Looking to start composting wet waste at home? Follow these easy steps recommended by experts and practitioners.
- Add soil as the first layer to the compost bin.
- Layer the finely chopped kitchen waste next.
- Cover that layer completely with cocopeat mixture or dry waste, soil and spoiled dairy products.
- Layer the kitchen waste next. The kitchen waste must be layered between dry waste (or cocopeat).
- Close the bin to avoid infestation of insects and maggots. This will also prevent any stench from the composting process.
- Stir the mixture every three to four days in the composting bin such that the top layer moves to the bottom and vice versa to ensure uniform composting.
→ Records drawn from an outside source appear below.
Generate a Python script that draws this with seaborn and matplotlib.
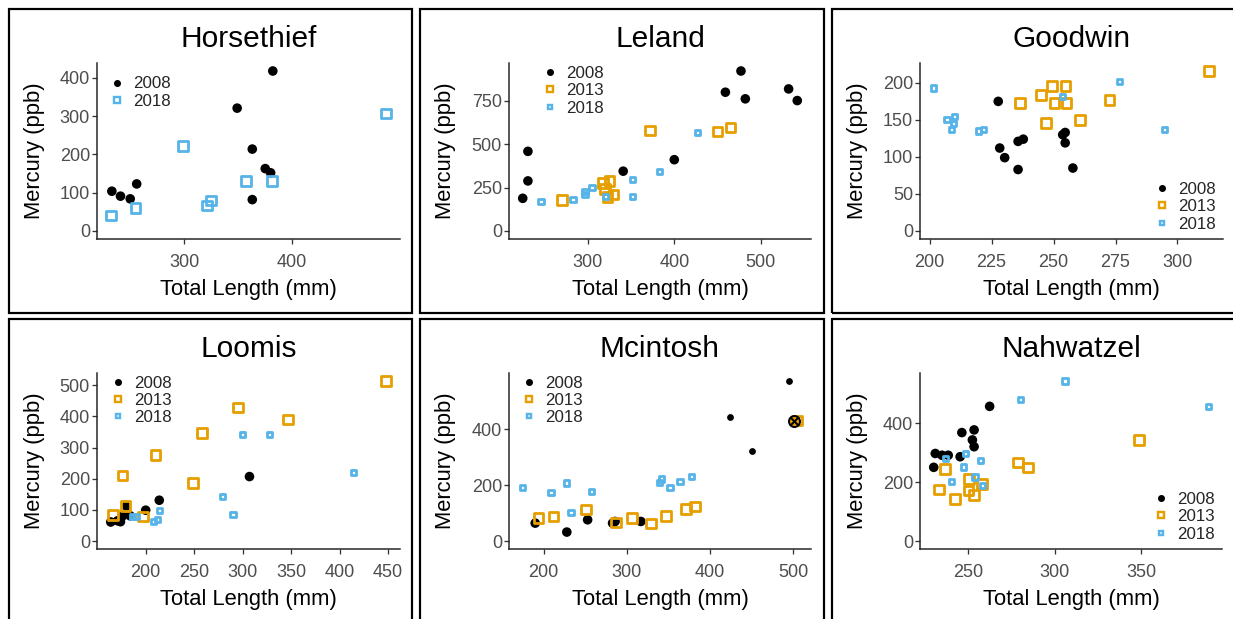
import matplotlib
matplotlib.use("Agg")
import matplotlib.pyplot as plt
from matplotlib.lines import Line2D
from matplotlib.patches import Rectangle
import seaborn as sns

# ---------------- data ----------------
years = ["2008", "2013", "2018"]

ht_2008_x = [233, 241, 250, 256, 349, 363, 363, 375, 380, 382]
ht_2008_y = [104, 91, 84, 123, 321, 214, 82, 163, 152, 418]
ht_2018_x = [232, 255, 299, 321, 325, 357, 381, 487]
ht_2018_y = [40, 60, 222, 67, 80, 130, 130, 307]

le_2008_x = [225, 231, 231, 341, 400, 459, 477, 482, 532, 542]
le_2008_y = [188, 288, 458, 344, 410, 798, 920, 760, 817, 750]
le_2013_x = [270, 318, 325, 320, 323, 330, 372, 450, 465]
le_2013_y = [179, 275, 288, 240, 195, 210, 579, 573, 596]
le_2018_x = [246, 283, 297, 297, 305, 321, 352, 352, 383, 427]
le_2018_y = [169, 179, 227, 208, 250, 198, 294, 198, 344, 567]

gw_2008_x = [227.7, 228.3, 230.3, 235.7, 235.7, 237.8, 253.7, 254.7, 254.7, 257.8]
gw_2008_y = [175, 112, 99, 83, 121, 124, 130, 133, 119, 85]
gw_2013_x = [236.4, 245, 249.3, 254.8, 250.4, 255.3, 247, 260.7, 272.6, 312.8]
gw_2013_y = [173, 184, 196, 196, 173, 173, 146, 150, 177, 216]
gw_2018_x = [201.7, 207, 210, 209, 209.5, 219.7, 221.7, 253.5, 276.7, 294.8]
gw_2018_y = [193, 151, 155, 137, 145, 135, 137, 182, 202, 137]

lo_2008_x = [164, 171, 174, 180, 184, 200, 214, 307, 176]
lo_2008_y = [61, 65, 62, 113, 81, 99, 131, 207, 80]
lo_2013_x = [166, 176, 179, 197, 210, 249, 258, 295, 347, 448]
lo_2013_y = [84, 211, 113, 79, 277, 186, 347, 429, 390, 514]
lo_2018_x = [186, 190, 208, 212, 214, 279, 290, 300, 328, 414]
lo_2018_y = [79, 79, 62, 68, 99, 143, 84, 342, 342, 219]

mc_2008_x = [190, 228, 253, 283, 286, 317]
mc_2008_y = [64, 32, 76, 64, 70, 70]
mc_2013_x = [194, 212, 251, 287, 306, 329, 347, 371, 382, 505]
mc_2013_y = [82, 88, 113, 66, 82, 62, 90, 115, 124, 432]
mc_2018_x = [175, 209, 228, 233, 258, 339, 342, 352, 364, 378]
mc_2018_y = [192, 174, 208, 102, 178, 210, 222, 192, 214, 232]
mc_odd_x = [424, 451, 495]
mc_odd_y = [444, 324, 573]
mc_flag_x = [501]
mc_flag_y = [430]

nw_2008_x = [229.9, 230.8, 234.7, 238.3, 246.2, 245.2, 253.3, 252.3, 253.3, 262.3]
nw_2008_y = [250, 297, 291, 291, 368, 286, 377, 343, 320, 457]
nw_2013_x = [232.8, 236.6, 242.3, 250, 250.4, 253.3, 258, 278.7, 284.5, 349]
nw_2013_y = [175, 245, 143, 171, 211, 157, 193, 266, 249, 343]
nw_2018_x = [236.6, 240.4, 247, 248.5, 257, 253.8, 258, 280, 306, 389]
nw_2018_y = [280, 203, 251, 297, 272, 217, 189, 480, 543, 457]

ht_xticks = [300, 400]; ht_yticks = [0, 100, 200, 300, 400]
le_xticks = [300, 400, 500]; le_yticks = [0, 250, 500, 750]
gw_xticks = [200, 225, 250, 275, 300]; gw_yticks = [0, 50, 100, 150, 200]
lo_xticks = [200, 250, 300, 350, 400, 450]; lo_yticks = [0, 100, 200, 300, 400, 500]
mc_xticks = [200, 300, 400, 500]; mc_yticks = [0, 200, 400]
nw_xticks = [250, 300, 350]; nw_yticks = [0, 200, 400]

# ---------------- style ----------------
sns.set_style("white")
plt.rcParams["font.family"] = ["Liberation Sans", "DejaVu Sans"]

W, H = 1233, 619
fig = plt.figure(figsize=(W / 100, H / 100), dpi=100)
PX = 72 / 100.0  # points per pixel

BLACK, ORANGE, BLUE = "#000000", "#E69F00", "#56B4E9"
TICKCOL = "#4D4D4D"


def fx(x):
    return x / W


def fy(y):
    return 1 - y / H


# panel borders
for (l, t, r, b) in [(9, 9, 412, 313), (420, 9, 824, 313), (832, 9, 1240, 313),
                     (9, 319, 412, 630), (420, 319, 824, 630), (832, 319, 1240, 630)]:
    fig.patches.append(Rectangle((fx(l), fy(b)), fx(r - l), (b - t) / H,
                                 transform=fig.transFigure, fill=False,
                                 edgecolor="black", linewidth=2 * PX * 1.1))

DOT = dict(marker="o", s=(9.6 * PX) ** 2, linewidth=0)
BIGSQ = dict(marker="s", s=(9.6 * PX) ** 2, linewidth=2.8 * PX)
SMSQ = dict(marker="s", s=(5.2 * PX) ** 2, linewidth=2.8 * PX)

panels = [
    dict(title="Horsethief", rect=(97, 63, 400, 239),
         series=[("2008", ht_2008_x, ht_2008_y, BLACK, DOT),
                 ("2018", ht_2018_x, ht_2018_y, BLUE, BIGSQ)],
         xticks=ht_xticks, yticks=ht_yticks, leg=(110, 76.5), big=True),
    dict(title="Leland", rect=(509, 63, 811, 239),
         series=[("2008", le_2008_x, le_2008_y, BLACK, DOT),
                 ("2013", le_2013_x, le_2013_y, ORANGE, BIGSQ),
                 ("2018", le_2018_x, le_2018_y, BLUE, SMSQ)],
         xticks=le_xticks, yticks=le_yticks, leg=(543, 66), big=False),
    dict(title="Goodwin", rect=(920, 63, 1223, 239),
         series=[("2008", gw_2008_x, gw_2008_y, BLACK, DOT),
                 ("2013", gw_2013_x, gw_2013_y, ORANGE, BIGSQ),
                 ("2018", gw_2018_x, gw_2018_y, BLUE, SMSQ)],
         xticks=gw_xticks, yticks=gw_yticks, leg=(1155, 182), big=False),
    dict(title="Loomis", rect=(97, 373, 400, 549),
         series=[("2008", lo_2008_x, lo_2008_y, BLACK, DOT),
                 ("2013", lo_2013_x, lo_2013_y, ORANGE, BIGSQ),
                 ("2018", lo_2018_x, lo_2018_y, BLUE, SMSQ)],
         xticks=lo_xticks, yticks=lo_yticks, leg=(111, 375.5), big=False),
    dict(title="Mcintosh", rect=(509, 373, 811, 549),
         series=[("2008", mc_2008_x, mc_2008_y, BLACK, DOT),
                 ("2013", mc_2013_x, mc_2013_y, ORANGE, BIGSQ),
                 ("2018", mc_2018_x, mc_2018_y, BLUE, SMSQ)],
         xticks=mc_xticks, yticks=mc_yticks, leg=(522, 375.5), big=False),
    dict(title="Nahwatzel", rect=(920, 373, 1222, 549),
         series=[("2008", nw_2008_x, nw_2008_y, BLACK, DOT),
                 ("2013", nw_2013_x, nw_2013_y, ORANGE, BIGSQ),
                 ("2018", nw_2018_x, nw_2018_y, BLUE, SMSQ)],
         xticks=nw_xticks, yticks=nw_yticks, leg=(1154, 492), big=False),
]

for p in panels:
    l, t, r, b = p["rect"]
    ax = fig.add_axes([fx(l), fy(b), (r - l) / W, (b - t) / H])
    allx, ally = [], []
    for name, xs, ys, col, sty in p["series"]:
        allx += list(xs); ally += list(ys)
        if sty["marker"] == "o":
            sns.scatterplot(x=xs, y=ys, color=col, edgecolor="none", ax=ax, **sty)
        else:
            sns.scatterplot(x=xs, y=ys, color=col, facecolor="none", edgecolor=col, ax=ax, **sty)
    if p["title"] == "Mcintosh":
        allx += mc_odd_x + mc_flag_x; ally += mc_odd_y + mc_flag_y
        sns.scatterplot(x=mc_odd_x, y=mc_odd_y, color=BLACK, marker="o", s=(8 * PX) ** 2,
                        edgecolor="white", linewidth=1.2 * PX, ax=ax, zorder=5)
        sns.scatterplot(x=mc_flag_x, y=mc_flag_y, color=ORANGE, marker="o", s=(11 * PX) ** 2,
                        edgecolor=BLACK, linewidth=2 * PX, ax=ax, zorder=6)
        sns.scatterplot(x=mc_flag_x, y=mc_flag_y, color=BLACK, marker="x", s=(8 * PX) ** 2,
                        linewidth=2 * PX, ax=ax, zorder=7)
    x0, x1 = min(allx), max(allx)
    rx = x1 - x0
    ymax = max(ally)
    ax.set_xlim(x0 - 0.05 * rx, x1 + 0.05 * rx)
    ax.set_ylim(-0.05 * ymax, ymax * 1.05)
    ax.set_xticks(p["xticks"])
    ax.set_yticks(p["yticks"])
    for s in ["top", "right"]:
        ax.spines[s].set_visible(False)
    for s in ["left", "bottom"]:
        ax.spines[s].set_color("#222222")
        ax.spines[s].set_linewidth(1.5 * PX)
    ax.tick_params(axis="both", which="major", length=5 * PX, width=1.3 * PX,
                   color="#333333", labelcolor=TICKCOL, labelsize=13,
                   bottom=True, left=True)
    ax.tick_params(axis="x", pad=10 * PX)
    ax.tick_params(axis="y", pad=2 * PX)
    ax.set_title(p["title"], fontsize=21.5, color="black", pad=16 * PX)
    ax.set_xlabel("Total Length (mm)", fontsize=15.8, color="black")
    ax.set_ylabel("Mercury (ppb)", fontsize=15.8, color="black")
    ax.xaxis.label.set_va("center")
    ax.yaxis.label.set_va("center")
    ax.xaxis.set_label_coords(0.5, -(290 - 239) / 176.0)
    ax.yaxis.set_label_coords(-63.0 / (r - l), 0.5)
    ax.set_facecolor("white")
    ax.grid(False)

    # legend
    handles = []
    labels = []
    for name, xs, ys, col, sty in p["series"]:
        if sty["marker"] == "o":
            h = Line2D([], [], linestyle="none", marker="o", markersize=7 * PX,
                       markerfacecolor=col, markeredgecolor=col, markeredgewidth=0)
        elif sty is BIGSQ or p["big"]:
            h = Line2D([], [], linestyle="none", marker="s", markersize=5.5 * PX,
                       markerfacecolor="none", markeredgecolor=col, markeredgewidth=2.4 * PX)
        else:
            h = Line2D([], [], linestyle="none", marker="s", markersize=4.0 * PX,
                       markerfacecolor="none", markeredgecolor=col, markeredgewidth=2.4 * PX)
        handles.append(h)
        labels.append(name)
    lx, ly = p["leg"]
    ax.legend(handles, labels, loc="upper left", bbox_to_anchor=(fx(lx), fy(ly)),
              bbox_transform=fig.transFigure, frameon=False, fontsize=12.2,
              handlelength=0.8, handletextpad=0.55, labelspacing=0.14,
              borderpad=0, borderaxespad=0, markerscale=1.0)

fig.savefig("out.png", dpi=100, facecolor="white")
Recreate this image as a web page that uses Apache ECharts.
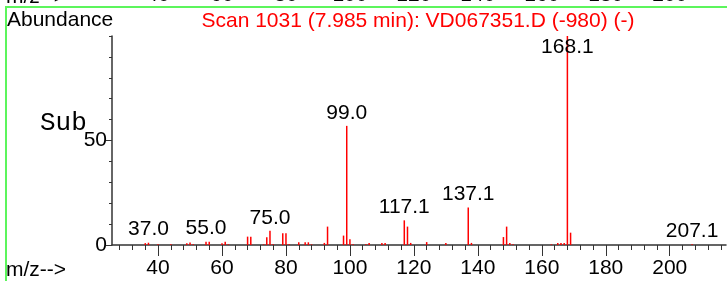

- Composting is a process that will give out moisture in the form of leachate. It can be collected on alternate days. “One part of the leachate can be mixed with ten parts of water that can be sprayed on plants as a natural insecticide,” explains Jayanthi.
- It takes 35-40 days for the wet waste and the dry waste to form a brownish-black homogeneous powder- manure. At that stage, it must be taken out and dried in the sun in a thin layer, until the moisture evaporates. One can dry it on their terrace or balcony.
- The manure is ready to be used to enhance soil fertility for gardening.
When one compost bin is three-fourths full, Jayanthi begins composting in the second bin and so on. When the third bin is almost full, she empties the first bin where the waste would have turned into manure.
“Personally, there are no major challenges in composting,” said Jayanthi.
“During rainy season, the composting process takes longer, even up to 60 days, and the manure does not dry easily,” said Geetha.
Is composting possible in apartments?
Jayanthi has her composting set up in a corner of her balcony in her apartment. “If someone feels they are unable to compost in apartments, they should make the effort to go and study other composting units in similar houses. It is possible,” said Jayanthi.
Rukmani has her set up it inside the house, near the dining table. “There is no ill odour or insects because of the compost bin. If one does the process systematically, the composting will give out a pleasant, earthy smell,” she said.
“Composting is one of the most economical methods of recycling kitchen waste when compared to options such as setting up biogas plants”, said Dr Samuel.
Read more: How to produce biogas from kitchen waste and reduce your LPG bills
A community initiative for home composting
Last year, residents of Chitlapakkam started a WhatsApp group for people with gardens, to create awareness about composting and gardening. “The group had 70 members initially, and today it has 160,” said Dayanand Krishnan, a resident. The group aimed to ensure smooth management of waste and prevent contamination of the nearby lake.
“We must have reached out to around 1000 houses about home composting. We saw that waste was being dumped in our lake in 2021 and wanted to act on it,” he said. “On the formation of the group and encouragement by fellow residents, many have taken to home composting in the area. The waste handed over to solid waste management personnel has been reduced by 40% because of home composting.”
“Our ultimate aim is that at least half the population of Chitlapakkam must start composting kitchen waste in their homes,” said Dayanand.